Тотальная любовь


Первый фильм Александра Адабашьяна не прошел незамеченным. Получив премию за лучший дебют, он два года спустя стал весомым аргументом в дискуссии о «наших фильмах на их деньги». Теперь «Мадо» едва ли не возглавляет вереницу фильмов, в сюжете которых так или иначе обыгрывается проблема национального менталитета, — от «Окна в Париж» до «Плаща Казановы».

«Мадо» — картина с двойным дном. На поверхности — трогательная история с комическими обертонами. Чудаковатая почтальонша вечно придумывает себе другую жизнь и одновременно страдает от того, что окружающие ее в упор не видят или же снисходительно посмеиваются. Очаровательная идиотка вечно рядится в платье с чужого плеча, да так, что ее и впрямь не отличишь от роскошной Кармен или загадочной лесной дивы в одеянии из дубовых листьев. Дитя природы, которое учат жить поочередно сельский кюре и подруга — дама легкого поведения. Причем подруга бережет ее невинность как умеет, поскольку Мадо надо принимать такой, какова она есть.

Наконец, выясняется, что героиня, влюбившаяся в роскошного кинорежиссера, жестоко обманулась: он всего лишь клипмейкер. Сладкий сон Мадо об иной жизни оказался обычным рекламным роликом с воздушным шаром, а не загадочным синема. Бедняжка хочет утопиться, но не успевает: ее уже ищут, волнуются и обещают никогда не обижать — ведь она всеобщая любимица. Все хорошо, прекрасная маркиза.

Режиссера-француза, картинно страдающего в белой шляпе и пьющего от творческих мук, играет Олег Янковский — явная ассоциация с «Ностальгией» неизбежна. Да и воздушный шар подозрительно отсылает к «Андрею ублеву». Но второй план ленты Адабашьяна — аллюзионный, цитатный — вступает с первым, сюжетным, в весьма конфликтные отношения.
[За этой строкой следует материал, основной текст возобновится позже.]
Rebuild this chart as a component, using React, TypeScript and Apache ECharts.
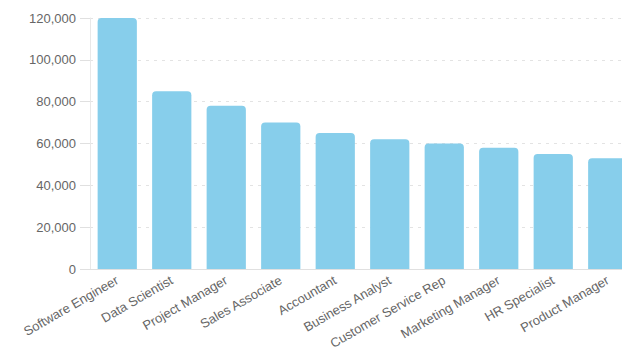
import React, { useEffect, useRef } from "react";
import * as echarts from "echarts";

const categories = [
  "Software Engineer",
  "Data Scientist",
  "Project Manager",
  "Sales Associate",
  "Accountant",
  "Business Analyst",
  "Customer Service Rep",
  "Marketing Manager",
  "HR Specialist",
  "Product Manager",
];
const salaries = [120000, 85000, 78000, 70000, 65000, 62000, 60000, 58000, 55000, 53000];

export default function App() {
  const ref = useRef<HTMLDivElement>(null);
  useEffect(() => {
    if (!ref.current) return;
    const chart = echarts.init(ref.current, undefined, { renderer: "svg" });
    chart.setOption({
      animation: false,
      textStyle: { fontFamily: "Liberation Sans, Arial, sans-serif" },
      grid: { left: 90, right: 0, top: 18, bottom: 91, containLabel: false },
      xAxis: {
        type: "category",
        data: categories,
        axisLine: { show: true, lineStyle: { color: "#e0e0e0" } },
        axisTick: { show: false },
        axisLabel: {
          rotate: 30,
          interval: 0,
          color: "#666",
          fontSize: 13,
          margin: 10,
        },
      },
      yAxis: {
        type: "value",
        min: 0,
        max: 120000,
        interval: 20000,
        axisLine: { show: true, lineStyle: { color: "#e8e8e8" } },
        axisTick: { show: true, length: 10, lineStyle: { color: "#e0e0e0" } },
        axisLabel: {
          color: "#666",
          fontSize: 13,
          margin: 14,
          formatter: (v: number) => v.toLocaleString("en-US"),
        },
        splitLine: { show: true, lineStyle: { color: "#e3e3e3", type: [3, 5] } },
      },
      series: [
        {
          type: "bar",
          data: salaries,
          barWidth: "72%",
          itemStyle: { color: "#87CEEB", borderRadius: [4, 4, 0, 0] },
        },
      ],
    });
    return () => chart.dispose();
  }, []);
  return (
    <div
      style={{
        position: "absolute",
        left: 0,
        top: 0,
        width: 622,
        height: 360,
        overflow: "hidden",
      }}
    >
      <div ref={ref} style={{ width: 635, height: 360 }} />
    </div>
  );
}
Адабашьяна спасает любовь к кино, побуждающая выстраивать действие таким образом, что французский непритязательный анекдот ритмически растягивается до невозможности. То есть вполне по-русски, когда не знают меры, но зато создают настроение.
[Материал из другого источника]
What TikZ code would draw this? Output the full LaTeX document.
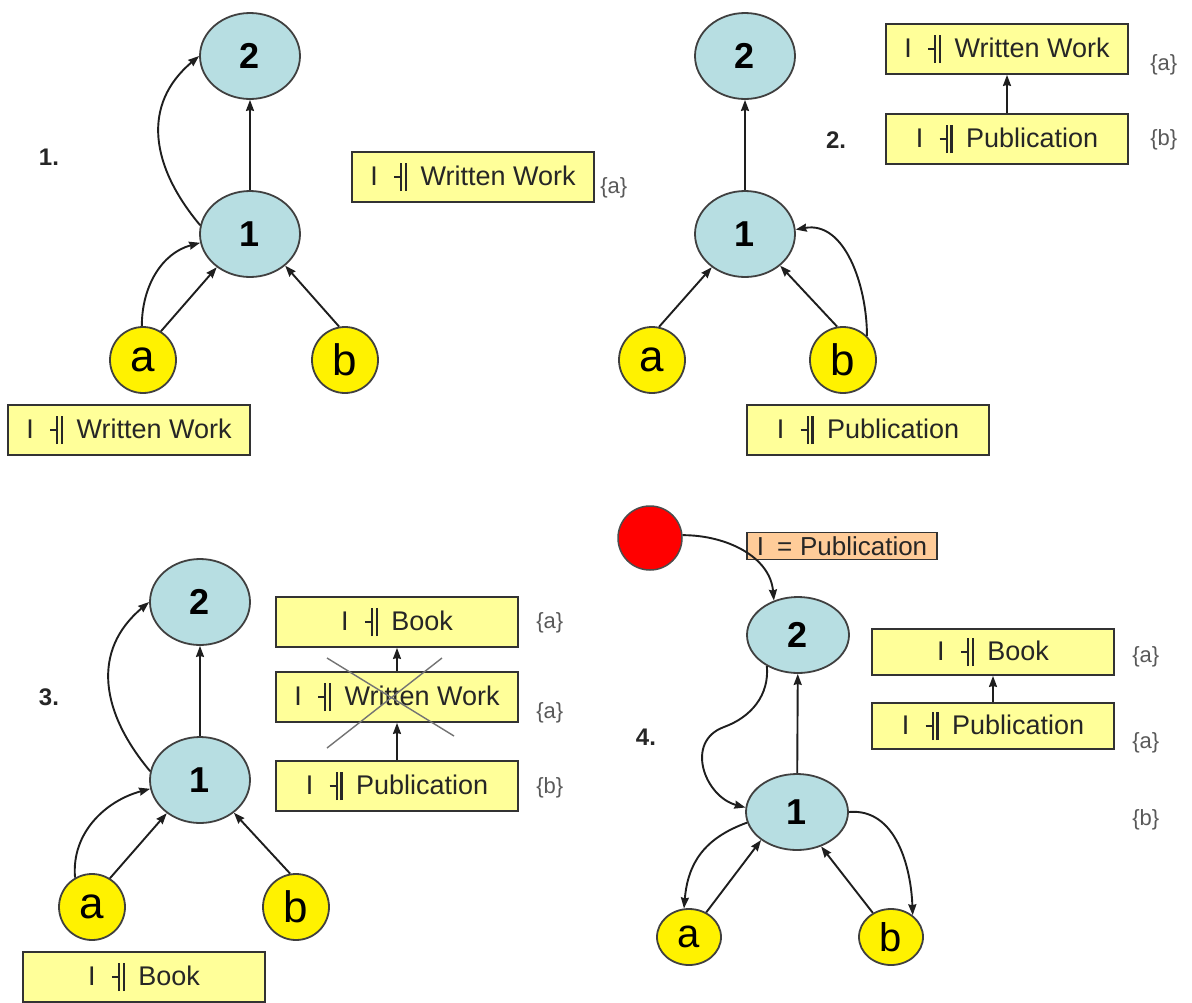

В самом деле. Освободим Тарковского от богоискательства и метафизики, Абдрашитова — от напряженного переживания социальной бездны, Балаяна — от аналитики культурного и психологического оборотничества, то есть от перегруженности киноязыка подпольными смыслами, — и получится история о том, как люди маются в мире без любви. Придумывают — как Мадо — себе захватывающие биографии. Делают обо всем этом кино — исключительно на экспорт. И чем дальше, тем настойчивей начинают требовать особого внимания к своим персонам, нагнетая тему страдания.

Режиссер объясняет, что все это печальные комплексы обиженных детей. Что достаточно просто рассказать историю, хотя бы она и была высосана из пальца. Что натура все скажет о себе сама — ее лишь важно правильно подать. Будем любоваться портретами, панорамами, узнавать цитаты, радуясь точности попадания, особенно в случае Янковского. Вспоминать, что и французам брошен намек — героиню фильма Клода Соте тоже звали Мадо. Восхищаться особой аурой картины, блистательно снятой Леваном Пааташвили.
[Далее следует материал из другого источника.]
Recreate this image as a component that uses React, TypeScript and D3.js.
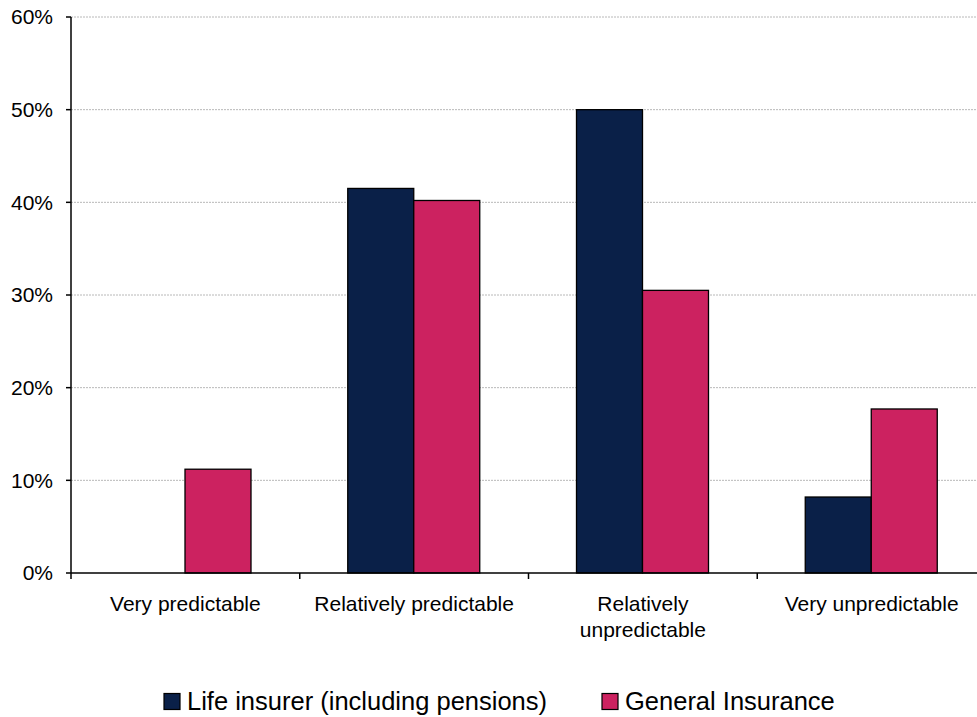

Заслуженная награда — «Перспектива французского кино» — намекала на возможность дальнейшего развития именно французских традиций. Но вслед за появлением «Мадо» посыпались произведения, где тема эмиграции стала, что называется, «судьбоносной». И на фоне многочисленных разоблачений советского мифотворчества и захребетничества «Мадо» глядится ныне профессионально сделанным этюдом, впечатлением, просто историей конкретной дурехи. Ассоциации держатся за счет текста — а там в очередной раз поменялись знаки. Не Запад любит нас, а мы мечтаем о нем. И все вернулось на круги своя. И «Мадо» по-прежнему до востребования.